**DATA SHOWN**

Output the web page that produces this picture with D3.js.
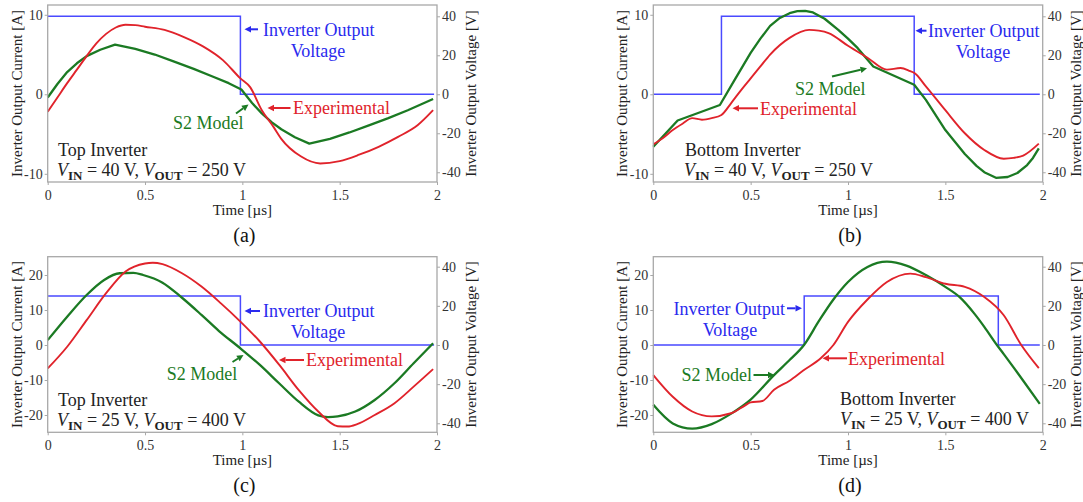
<!DOCTYPE html>
<html><head><meta charset="utf-8">
<script src="https://cdn.jsdelivr.net/npm/d3@7"></script>
<style>
body{margin:0;background:#fff;}
svg text{font-family:"Liberation Serif","Times New Roman",Times,serif;}
</style></head><body>
<svg id="chart" width="1083" height="502"></svg>
<script>
// ---------- data ----------
const timeTicks = [0, 0.5, 1, 1.5, 2];
const currentTicksLow = [-10, 0, 10];
const currentTicksHigh = [-20, -10, 0, 10, 20];
const voltageTicks = [-40, -20, 0, 20, 40];
const panelLabels = ["(a)", "(b)", "(c)", "(d)"];
const inverterNames = ["Top Inverter", "Bottom Inverter", "Top Inverter", "Bottom Inverter"];
const inputVoltages = [40, 40, 25, 25];
const outputVoltages = [250, 250, 400, 400];

// inverter output voltage (step, value holds until next point)
const aVoltage = [[0, 40], [0.99, 0], [1.985, 0]];
const bVoltage = [[0, 0], [0.35, 40], [1.34, 0], [1.985, 0]];
const cVoltage = [[0, 25], [0.99, 0], [1.985, 0]];
const dVoltage = [[0, 0], [0.775, 25], [1.772, 0], [1.985, 0]];

// S2 model current [A]
const aModel = [[0,-0.4],[0.05,1.3],[0.1,2.8],[0.15,3.9],[0.2,4.8],[0.27,5.6],[0.346,6.25],[0.45,5.7],[0.55,5.0],[0.65,4.1],[0.75,3.2],[0.85,2.2],[0.93,1.4],[0.995,0.6],[1.05,-1.1],[1.1,-2.4],[1.15,-3.5],[1.2,-4.4],[1.27,-5.4],[1.344,-6.2],[1.45,-5.6],[1.55,-4.8],[1.65,-3.9],[1.75,-3.0],[1.85,-2.0],[1.98,-0.6]];
const bModel = [[0,-6.6],[0.125,-3.3],[0.342,-1.35],[0.42,1.9],[0.5,5.2],[0.55,7.0],[0.6,8.6],[0.65,9.6],[0.7,10.2],[0.74,10.45],[0.78,10.5],[0.82,10.3],[0.88,9.5],[0.95,8.1],[1.0,7.0],[1.05,5.8],[1.13,3.5],[1.34,1.2],[1.4,-0.7],[1.5,-4.5],[1.6,-7.5],[1.66,-9.0],[1.7,-9.8],[1.76,-10.5],[1.82,-10.4],[1.87,-9.9],[1.92,-8.9],[1.95,-8.0],[1.98,-6.8]];
const cModel = [[0,1.4],[0.1,8.1],[0.2,14.3],[0.29,18.6],[0.37,20.5],[0.44,20.6],[0.49,20],[0.59,17.8],[0.69,13.5],[0.79,8.6],[0.88,4.0],[0.98,-0.5],[1.09,-5.7],[1.19,-11],[1.29,-16.2],[1.39,-20.1],[1.44,-20.6],[1.49,-20.4],[1.58,-19],[1.68,-15.7],[1.78,-11],[1.88,-5.2],[1.98,0.5]];
const dModel = [[0,-17.1],[0.1,-22.4],[0.2,-23.9],[0.3,-22.6],[0.4,-19.6],[0.5,-15.6],[0.62,-8.6],[0.7,-4.3],[0.774,0],[0.85,6.8],[0.925,13.0],[1.0,18.0],[1.1,22.3],[1.2,23.8],[1.3,22.7],[1.4,20.0],[1.5,16.6],[1.575,13.6],[1.65,8.9],[1.7,5.2],[1.765,0],[1.8,-2.6],[1.9,-10.2],[1.985,-16.8]];

// experimental current [A]
const aExperimental = [[0,-2.2],[0.05,-0.4],[0.1,1.4],[0.15,3.1],[0.2,4.8],[0.25,6.4],[0.3,7.6],[0.35,8.4],[0.4,8.75],[0.45,8.7],[0.5,8.5],[0.6,8.1],[0.7,7.2],[0.8,6.0],[0.9,4.3],[0.99,2.0],[1.04,0.9],[1.1,-2.0],[1.16,-4.1],[1.2,-5.6],[1.3,-7.8],[1.4,-8.7],[1.5,-8.4],[1.6,-7.6],[1.7,-6.6],[1.8,-5.35],[1.9,-3.9],[1.98,-2.0]];
const bExperimental = [[0,-6.3],[0.05,-5.5],[0.1,-4.5],[0.15,-3.7],[0.2,-3.0],[0.25,-3.2],[0.3,-3.0],[0.35,-2.6],[0.4,-1.1],[0.45,0.5],[0.5,2.0],[0.55,3.5],[0.6,5.0],[0.7,7.1],[0.8,8.1],[0.85,8.0],[0.9,7.7],[1.0,6.1],[1.1,4.6],[1.2,3.1],[1.27,3.3],[1.32,2.9],[1.34,2.7],[1.4,1.0],[1.5,-2.0],[1.6,-4.9],[1.7,-7.0],[1.8,-8.1],[1.85,-8.0],[1.9,-7.7],[1.98,-6.2]];
const cExperimental = [[0,-6.7],[0.1,-0.5],[0.2,7.1],[0.3,14.8],[0.4,21],[0.5,23.3],[0.54,23.5],[0.59,23.1],[0.69,20.5],[0.79,16.7],[0.89,11.9],[0.99,6.7],[1.09,1.0],[1.19,-5.7],[1.29,-12.9],[1.39,-19],[1.49,-23.2],[1.54,-23.3],[1.59,-22.6],[1.68,-20],[1.78,-16.7],[1.88,-11.9],[1.98,-6.9]];
const dExperimental = [[0,-8.6],[0.1,-14.8],[0.2,-19],[0.3,-20.4],[0.4,-19.5],[0.47,-17.3],[0.5,-16.4],[0.56,-16.0],[0.62,-12.8],[0.7,-10.2],[0.77,-7.3],[0.86,-3.8],[0.925,0],[1.0,6.6],[1.1,13.0],[1.2,18.0],[1.32,20.4],[1.4,19.4],[1.5,17.5],[1.6,16.6],[1.7,13.7],[1.8,8.5],[1.89,0],[1.98,-6.6]];

// ---------- styling ----------
const BLUE_LINE = "#4a4aff", BLUE_TXT = "#2a2aee";
const RED = "#e0232b", GREEN = "#1b7a23";
const FRAME = "#a8a8a8", TICKTXT = "#333", TITLE = "#222";

const svg = d3.select("#chart");

const panels = [
  {left:47.7, right:437, top:5, bottom:182, iDomain:[-11.03,11.23], vDomain:[-45,45.8], iTicks:currentTicksLow,
   volt:aVoltage, model:aModel, exp:aExperimental, modelCurve:d3.curveLinear},
  {left:653.3, right:1042.7, top:5, bottom:182, iDomain:[-11.03,11.23], vDomain:[-45,45.8], iTicks:currentTicksLow,
   volt:bVoltage, model:bModel, exp:bExperimental, modelCurve:d3.curveLinear},
  {left:47.7, right:437, top:256.7, bottom:432.3, iDomain:[-24.94,25.23], vDomain:[-44.6,45.1], iTicks:currentTicksHigh,
   volt:cVoltage, model:cModel, exp:cExperimental, modelCurve:d3.curveMonotoneX},
  {left:653.3, right:1042.7, top:256.7, bottom:432.3, iDomain:[-24.94,25.23], vDomain:[-44.6,45.1], iTicks:currentTicksHigh,
   volt:dVoltage, model:dModel, exp:dExperimental, modelCurve:d3.curveMonotoneX}
];

// annotation layout (pixel placement of labels/arrows)
const annotations = [
  {io:{x:263,y:35.5,anchor:"start"}, volt:{x:318,y:56.5}, ioArrow:[258,29.3,244.5,29.3],
   ex:{x:293,y:114}, exArrow:[290.5,108,267.5,108],
   s2:{x:173,y:129}, s2Arrow:[236,113.5,248.5,104.5],
   name:{x:58,y:156}, vline:{x:57,y:175.5}},
  {io:{x:928,y:37,anchor:"start"}, volt:{x:983,y:58}, ioArrow:[926.5,30.7,915.5,30.7],
   ex:{x:760,y:114.5}, exArrow:[758,108.3,732.5,108.3],
   s2:{x:795,y:94.5}, s2Arrow:[832,76.5,867,68.3],
   name:{x:685,y:156}, vline:{x:684,y:175.5}},
  {io:{x:263,y:317,anchor:"start"}, volt:{x:318,y:338}, ioArrow:[260,311,244.5,311],
   ex:{x:306,y:366}, exArrow:[304,360,279,360],
   s2:{x:166.7,y:380}, s2Arrow:[232.5,362,243.5,355],
   name:{x:58,y:405.5}, vline:{x:57,y:426}},
  {io:{x:785,y:314.5,anchor:"end"}, volt:{x:730,y:336}, ioArrow:[787,308.3,802,308.3],
   ex:{x:848,y:364.5}, exArrow:[847,358.3,822.5,358.3],
   s2:{x:752,y:381,anchor:"end"}, s2Arrow:[753.5,375,774.5,375],
   name:{x:840,y:405}, vline:{x:840,y:425}}
];

function arrow(g, a, color) {
  const [x1,y1,x2,y2] = a;
  const ang = Math.atan2(y2-y1, x2-x1);
  const L = 6.5, W = 3.2;
  const bx = x2 - L*Math.cos(ang), by = y2 - L*Math.sin(ang);
  g.append("line").attr("x1",x1).attr("y1",y1).attr("x2",bx).attr("y2",by)
    .attr("stroke",color).attr("stroke-width",2);
  const px = -Math.sin(ang)*W, py = Math.cos(ang)*W;
  g.append("path").attr("d",`M${x2},${y2}L${bx+px},${by+py}L${bx-px},${by-py}Z`).attr("fill",color);
}

panels.forEach((p, k) => {
  const g = svg.append("g");
  const x = d3.scaleLinear().domain([0,2]).range([p.left, p.right]);
  const yI = d3.scaleLinear().domain(p.iDomain).range([p.bottom, p.top]);
  const yV = d3.scaleLinear().domain(p.vDomain).range([p.bottom, p.top]);

  // axes
  const ax = g.append("g").attr("transform",`translate(0,${p.bottom})`)
    .call(d3.axisBottom(x).tickValues(timeTicks).tickSize(3).tickPadding(5).tickFormat(d3.format("")));
  const ay = g.append("g").attr("transform",`translate(${p.left},0)`)
    .call(d3.axisLeft(yI).tickValues(p.iTicks).tickSize(3).tickPadding(2).tickFormat(d => d));
  const ayr = g.append("g").attr("transform",`translate(${p.right},0)`)
    .call(d3.axisRight(yV).tickValues(voltageTicks).tickSize(3).tickPadding(2).tickFormat(d => d));
  [ax, ay, ayr].forEach(a => {
    a.select(".domain").remove();
    a.selectAll(".tick line").attr("stroke", FRAME);
    a.selectAll(".tick text").attr("fill", TICKTXT).attr("font-size", 14)
      .attr("font-family",'"Liberation Serif","Times New Roman",serif');
  });

  // data lines
  g.append("path").datum(p.volt)
    .attr("d", d3.line().x(d => x(d[0])).y(d => yV(d[1])).curve(d3.curveStepAfter))
    .attr("fill","none").attr("stroke",BLUE_LINE).attr("stroke-width",1.5);
  g.append("path").datum(p.model)
    .attr("d", d3.line().x(d => x(d[0])).y(d => yI(d[1])).curve(p.modelCurve))
    .attr("fill","none").attr("stroke",GREEN).attr("stroke-width",2.3).attr("stroke-linejoin","round");
  g.append("path").datum(p.exp)
    .attr("d", d3.line().x(d => x(d[0])).y(d => yI(d[1])).curve(d3.curveMonotoneX))
    .attr("fill","none").attr("stroke",RED).attr("stroke-width",1.9).attr("stroke-linejoin","round");

  // frame
  g.append("rect").attr("x",p.left).attr("y",p.top).attr("width",p.right-p.left).attr("height",p.bottom-p.top)
    .attr("fill","none").attr("stroke",FRAME).attr("stroke-width",1.3);

  // axis titles
  const cx = (p.left + p.right) / 2, cy = (p.top + p.bottom) / 2;
  g.append("text").attr("x",cx).attr("y",p.bottom+33).attr("text-anchor","middle")
    .attr("font-size",15).attr("fill",TITLE).text("Time [µs]");
  g.append("text").attr("transform",`translate(${p.left-31},${cy}) rotate(-90)`).attr("text-anchor","middle")
    .attr("dominant-baseline","central").attr("font-size",15).attr("fill",TITLE).text("Inverter Output Current [A]");
  g.append("text").attr("transform",`translate(${p.right+33.5},${cy}) rotate(-90)`).attr("text-anchor","middle")
    .attr("dominant-baseline","central").attr("font-size",15).attr("fill",TITLE).text("Inverter Output Voltage [V]");
  g.append("text").attr("x",cx+2).attr("y",p.bottom+59.5).attr("text-anchor","middle")
    .attr("font-size",20).attr("fill","#111").text(panelLabels[k]);

  // annotations
  const a = annotations[k];
  g.append("text").attr("x",a.io.x).attr("y",a.io.y).attr("text-anchor",a.io.anchor)
    .attr("font-size",18).attr("fill",BLUE_TXT).text("Inverter Output");
  g.append("text").attr("x",a.volt.x).attr("y",a.volt.y).attr("text-anchor","middle")
    .attr("font-size",18).attr("fill",BLUE_TXT).text("Voltage");
  arrow(g, a.ioArrow, BLUE_TXT);
  g.append("text").attr("x",a.ex.x).attr("y",a.ex.y).attr("font-size",18).attr("fill",RED).text("Experimental");
  arrow(g, a.exArrow, RED);
  g.append("text").attr("x",a.s2.x).attr("y",a.s2.y).attr("text-anchor",a.s2.anchor || "start")
    .attr("font-size",18).attr("fill",GREEN).text("S2 Model");
  arrow(g, a.s2Arrow, GREEN);
  g.append("text").attr("x",a.name.x).attr("y",a.name.y).attr("font-size",18).attr("fill","#222").text(inverterNames[k]);
  const t = g.append("text").attr("x",a.vline.x).attr("y",a.vline.y).attr("font-size",18).attr("fill","#222");
  t.append("tspan").attr("font-style","italic").text("V");
  t.append("tspan").attr("font-size",13).attr("font-weight","bold").attr("dy",4).text("IN");
  t.append("tspan").attr("dy",-4).text(` = ${inputVoltages[k]} V, `);
  t.append("tspan").attr("font-style","italic").text("V");
  t.append("tspan").attr("font-size",13).attr("font-weight","bold").attr("dy",4).text("OUT");
  t.append("tspan").attr("dy",-4).text(` = ${outputVoltages[k]} V`);
});
</script>
</body></html>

**YOUR GOAL**
Restate the data word for word from its first line through the line with "const dVoltage = [[0, 0], [0.775, 25], [1.772, 0], [1.985, 0]];", leaving out any picture along the way.

**TASK RESPONSE**
Output the web page that produces this picture with D3.js.
<!DOCTYPE html>
<html><head><meta charset="utf-8">
<script src="https://cdn.jsdelivr.net/npm/d3@7"></script>
<style>
body{margin:0;background:#fff;}
svg text{font-family:"Liberation Serif","Times New Roman",Times,serif;}
</style></head><body>
<svg id="chart" width="1083" height="502"></svg>
<script>
// ---------- data ----------
const timeTicks = [0, 0.5, 1, 1.5, 2];
const currentTicksLow = [-10, 0, 10];
const currentTicksHigh = [-20, -10, 0, 10, 20];
const voltageTicks = [-40, -20, 0, 20, 40];
const panelLabels = ["(a)", "(b)", "(c)", "(d)"];
const inverterNames = ["Top Inverter", "Bottom Inverter", "Top Inverter", "Bottom Inverter"];
const inputVoltages = [40, 40, 25, 25];
const outputVoltages = [250, 250, 400, 400];

// inverter output voltage (step, value holds until next point)
const aVoltage = [[0, 40], [0.99, 0], [1.985, 0]];
const bVoltage = [[0, 0], [0.35, 40], [1.34, 0], [1.985, 0]];
const cVoltage = [[0, 25], [0.99, 0], [1.985, 0]];
const dVoltage = [[0, 0], [0.775, 25], [1.772, 0], [1.985, 0]];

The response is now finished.